The fact that Putin’s day-long (six hours, to be precise) visit for the annual summit will his second foreign trip this year, and reports that one of the reasons for the Indian government abruptly scrapping the controversial farm laws was to pre-empt any distractions like the violence which overshadowed US president Donald Trump’s visit to India last year, indicate the importance both sides attach to this summit.

On its part, India has announced that the foreign and defence ministers of the two countries would also hold their first 2+2 dialogue, hitherto reserved for Quad members, before Putin and Modi start the formal summit discussions Monday evening. And apart from publicly asserting that it would defy possible sanctions under the Countering America’s Adversaries Through Sanctions Act (CAATSA) to acquire the five divisions of the Russian S-400 platform, described by The Economist as "one of the best air-defence systems currently made," New Delhi has also evinced interest in the S-500 system now being tested in Russia.

Amidst the slew of big-ticket agreements –including some which will apparently remain classified—expected to be signed during the summit, one can expect substantial Indian investment in the remote but incredibly resource rich Russian Far East Circle, which is spread over four time zones and various climate zones, and borders two oceans, the Pacific and the Arctic, and five countries--China, Japan, Mongolia, the United States and the DPRK.

Other significant deals include a Reciprocal Exchange of Logistics Agreement (RELOS), which will allow militaries of the two nations to access logistics and support facilities at each other’s bases, and the plan to manufacture over six lakh AK-203 rifles at a factory at Amethi in Uttar Pradesh under a Rs 5000 crore joint venture called Indo-Russian Rifles Private Limited.
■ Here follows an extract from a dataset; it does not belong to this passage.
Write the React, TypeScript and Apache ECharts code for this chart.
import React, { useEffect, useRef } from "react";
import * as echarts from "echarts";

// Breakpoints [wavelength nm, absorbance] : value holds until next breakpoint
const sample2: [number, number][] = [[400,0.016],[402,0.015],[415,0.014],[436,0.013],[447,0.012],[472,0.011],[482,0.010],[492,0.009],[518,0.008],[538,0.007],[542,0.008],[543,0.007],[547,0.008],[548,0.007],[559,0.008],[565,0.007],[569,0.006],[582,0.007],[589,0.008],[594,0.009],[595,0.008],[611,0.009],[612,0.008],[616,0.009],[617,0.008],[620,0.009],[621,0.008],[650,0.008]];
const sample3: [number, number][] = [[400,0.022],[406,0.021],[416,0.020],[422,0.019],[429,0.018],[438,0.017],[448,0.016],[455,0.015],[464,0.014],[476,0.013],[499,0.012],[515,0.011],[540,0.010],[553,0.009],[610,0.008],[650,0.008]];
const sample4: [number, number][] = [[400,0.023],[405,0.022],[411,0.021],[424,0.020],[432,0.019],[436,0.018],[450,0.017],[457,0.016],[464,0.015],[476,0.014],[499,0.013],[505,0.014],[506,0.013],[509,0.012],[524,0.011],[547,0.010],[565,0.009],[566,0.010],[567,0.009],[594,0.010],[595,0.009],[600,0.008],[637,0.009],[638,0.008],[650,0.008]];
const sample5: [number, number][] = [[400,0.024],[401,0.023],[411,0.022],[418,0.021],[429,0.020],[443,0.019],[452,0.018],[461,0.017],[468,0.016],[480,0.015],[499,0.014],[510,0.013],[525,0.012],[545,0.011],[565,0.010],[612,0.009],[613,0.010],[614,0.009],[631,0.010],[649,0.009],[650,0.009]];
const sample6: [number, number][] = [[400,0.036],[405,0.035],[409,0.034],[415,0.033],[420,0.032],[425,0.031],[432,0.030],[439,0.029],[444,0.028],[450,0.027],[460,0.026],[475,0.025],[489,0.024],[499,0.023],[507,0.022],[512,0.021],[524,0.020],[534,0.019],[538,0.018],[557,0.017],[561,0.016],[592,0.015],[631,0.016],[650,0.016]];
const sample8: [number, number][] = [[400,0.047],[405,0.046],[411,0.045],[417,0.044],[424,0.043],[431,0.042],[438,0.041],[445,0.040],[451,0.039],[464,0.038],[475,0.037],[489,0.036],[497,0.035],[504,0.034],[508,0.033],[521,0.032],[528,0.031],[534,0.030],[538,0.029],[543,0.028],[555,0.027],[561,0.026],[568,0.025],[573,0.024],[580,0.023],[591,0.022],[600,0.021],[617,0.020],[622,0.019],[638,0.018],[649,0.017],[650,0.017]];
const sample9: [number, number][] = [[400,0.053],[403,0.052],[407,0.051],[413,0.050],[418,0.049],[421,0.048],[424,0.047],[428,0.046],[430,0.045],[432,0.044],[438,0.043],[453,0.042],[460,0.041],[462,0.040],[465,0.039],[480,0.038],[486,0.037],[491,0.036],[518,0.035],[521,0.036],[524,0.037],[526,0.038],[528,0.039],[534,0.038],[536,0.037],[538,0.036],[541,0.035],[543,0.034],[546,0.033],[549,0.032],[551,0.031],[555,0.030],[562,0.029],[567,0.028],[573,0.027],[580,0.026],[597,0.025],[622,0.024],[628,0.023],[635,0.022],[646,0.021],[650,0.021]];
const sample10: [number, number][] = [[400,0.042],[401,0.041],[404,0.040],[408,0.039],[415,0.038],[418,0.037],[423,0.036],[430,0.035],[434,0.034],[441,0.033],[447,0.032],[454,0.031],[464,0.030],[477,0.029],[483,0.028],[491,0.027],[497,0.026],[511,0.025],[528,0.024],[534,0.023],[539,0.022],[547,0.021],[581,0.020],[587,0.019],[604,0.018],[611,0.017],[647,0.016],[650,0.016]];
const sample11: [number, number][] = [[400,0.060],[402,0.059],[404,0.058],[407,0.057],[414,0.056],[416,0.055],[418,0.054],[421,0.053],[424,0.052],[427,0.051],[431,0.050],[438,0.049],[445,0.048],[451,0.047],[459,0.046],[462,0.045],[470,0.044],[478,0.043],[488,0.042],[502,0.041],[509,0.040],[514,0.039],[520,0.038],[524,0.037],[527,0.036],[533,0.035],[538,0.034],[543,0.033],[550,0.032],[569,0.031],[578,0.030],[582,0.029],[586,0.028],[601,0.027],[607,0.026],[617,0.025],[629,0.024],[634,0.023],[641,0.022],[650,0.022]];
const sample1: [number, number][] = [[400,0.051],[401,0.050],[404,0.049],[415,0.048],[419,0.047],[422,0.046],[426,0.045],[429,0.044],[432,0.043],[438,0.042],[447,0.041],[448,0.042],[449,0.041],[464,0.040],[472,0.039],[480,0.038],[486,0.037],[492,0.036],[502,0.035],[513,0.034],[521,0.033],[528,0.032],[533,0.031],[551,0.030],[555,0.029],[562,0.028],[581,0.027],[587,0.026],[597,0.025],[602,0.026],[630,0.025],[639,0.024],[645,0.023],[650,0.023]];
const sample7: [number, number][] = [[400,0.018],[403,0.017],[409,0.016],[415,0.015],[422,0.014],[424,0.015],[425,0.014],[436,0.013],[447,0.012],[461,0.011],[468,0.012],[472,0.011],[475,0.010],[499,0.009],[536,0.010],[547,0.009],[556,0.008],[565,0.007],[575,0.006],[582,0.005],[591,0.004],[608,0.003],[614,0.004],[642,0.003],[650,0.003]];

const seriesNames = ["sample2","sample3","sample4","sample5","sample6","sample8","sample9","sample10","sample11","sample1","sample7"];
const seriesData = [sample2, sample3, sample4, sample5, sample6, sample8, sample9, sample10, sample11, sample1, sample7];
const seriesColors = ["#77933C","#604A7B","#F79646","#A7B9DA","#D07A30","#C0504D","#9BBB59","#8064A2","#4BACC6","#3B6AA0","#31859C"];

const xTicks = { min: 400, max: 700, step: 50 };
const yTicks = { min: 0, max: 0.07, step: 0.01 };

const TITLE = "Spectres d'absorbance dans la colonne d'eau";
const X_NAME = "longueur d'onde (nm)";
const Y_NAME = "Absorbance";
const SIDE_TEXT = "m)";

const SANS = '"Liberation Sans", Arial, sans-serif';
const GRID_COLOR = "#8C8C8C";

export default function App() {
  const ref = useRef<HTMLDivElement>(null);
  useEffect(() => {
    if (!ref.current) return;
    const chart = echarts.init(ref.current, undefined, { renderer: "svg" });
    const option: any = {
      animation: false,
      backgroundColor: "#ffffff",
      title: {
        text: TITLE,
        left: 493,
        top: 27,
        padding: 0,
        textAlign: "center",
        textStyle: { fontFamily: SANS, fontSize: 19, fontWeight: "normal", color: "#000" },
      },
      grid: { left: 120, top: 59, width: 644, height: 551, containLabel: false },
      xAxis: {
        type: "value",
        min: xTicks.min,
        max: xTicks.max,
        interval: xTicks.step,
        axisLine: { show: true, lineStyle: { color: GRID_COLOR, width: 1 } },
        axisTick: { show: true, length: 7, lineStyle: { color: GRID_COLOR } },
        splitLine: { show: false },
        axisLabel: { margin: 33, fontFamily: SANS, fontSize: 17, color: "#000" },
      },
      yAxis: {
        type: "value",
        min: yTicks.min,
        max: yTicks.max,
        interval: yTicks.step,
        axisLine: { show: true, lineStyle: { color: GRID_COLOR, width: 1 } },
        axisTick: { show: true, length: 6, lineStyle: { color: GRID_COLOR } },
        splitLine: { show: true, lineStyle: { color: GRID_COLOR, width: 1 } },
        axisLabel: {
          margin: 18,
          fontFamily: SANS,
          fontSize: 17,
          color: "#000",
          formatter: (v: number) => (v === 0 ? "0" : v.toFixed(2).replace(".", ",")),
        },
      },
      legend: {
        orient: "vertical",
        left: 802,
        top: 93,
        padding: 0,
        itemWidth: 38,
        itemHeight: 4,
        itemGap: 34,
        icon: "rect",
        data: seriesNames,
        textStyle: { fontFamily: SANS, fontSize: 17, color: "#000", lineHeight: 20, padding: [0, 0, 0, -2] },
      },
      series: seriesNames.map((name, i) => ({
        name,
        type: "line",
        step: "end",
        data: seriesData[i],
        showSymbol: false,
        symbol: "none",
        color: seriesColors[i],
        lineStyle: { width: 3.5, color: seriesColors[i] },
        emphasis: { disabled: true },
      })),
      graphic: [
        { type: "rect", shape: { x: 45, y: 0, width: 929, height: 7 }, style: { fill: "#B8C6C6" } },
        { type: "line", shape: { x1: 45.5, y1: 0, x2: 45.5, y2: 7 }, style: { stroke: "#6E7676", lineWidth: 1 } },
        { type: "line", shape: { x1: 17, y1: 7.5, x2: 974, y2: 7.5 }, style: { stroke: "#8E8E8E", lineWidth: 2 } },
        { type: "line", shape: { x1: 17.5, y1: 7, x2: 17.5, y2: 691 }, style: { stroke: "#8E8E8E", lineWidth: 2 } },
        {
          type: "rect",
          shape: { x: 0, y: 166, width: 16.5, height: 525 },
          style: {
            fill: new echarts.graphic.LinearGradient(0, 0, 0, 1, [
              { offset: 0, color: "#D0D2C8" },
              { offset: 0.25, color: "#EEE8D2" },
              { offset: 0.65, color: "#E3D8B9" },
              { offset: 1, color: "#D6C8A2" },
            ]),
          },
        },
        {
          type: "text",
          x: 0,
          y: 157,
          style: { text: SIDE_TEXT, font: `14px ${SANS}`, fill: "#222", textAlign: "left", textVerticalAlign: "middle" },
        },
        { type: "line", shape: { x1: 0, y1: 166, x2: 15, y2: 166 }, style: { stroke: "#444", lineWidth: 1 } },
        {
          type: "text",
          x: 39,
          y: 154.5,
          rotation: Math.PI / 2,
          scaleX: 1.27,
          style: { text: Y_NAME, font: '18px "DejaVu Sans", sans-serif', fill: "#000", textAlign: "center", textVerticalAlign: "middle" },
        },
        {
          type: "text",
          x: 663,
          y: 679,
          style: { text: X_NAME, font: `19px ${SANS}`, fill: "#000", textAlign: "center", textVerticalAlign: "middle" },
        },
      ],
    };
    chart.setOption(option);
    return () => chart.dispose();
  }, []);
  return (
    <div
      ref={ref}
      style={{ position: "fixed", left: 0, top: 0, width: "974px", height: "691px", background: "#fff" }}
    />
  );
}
These modern light assault rifles are expected to eventually replace the three-decade old INSAS rifles currently in use by Indian forces. 

The India-funded Chennai-Vladivostok Eastern Maritime Corridor which is supposed to supplement the North-South Corridor through Iran, but is now literally dead in the water, is also likely to be revived, along with possible Indian investments in the Northern Sea Route, the shortest sea route between the European part of Russia and the Far East through the Arctic. 

But all these grand gestures will be meaningless unless the two leaders boldly recognise and address the two elephants in the room in a free and frank manner, understand each other’s compulsions, and perhaps even agree to disagree over how to deal with the snarling dragon which led to this predicament in the first place, without impacting the bilateral relationship.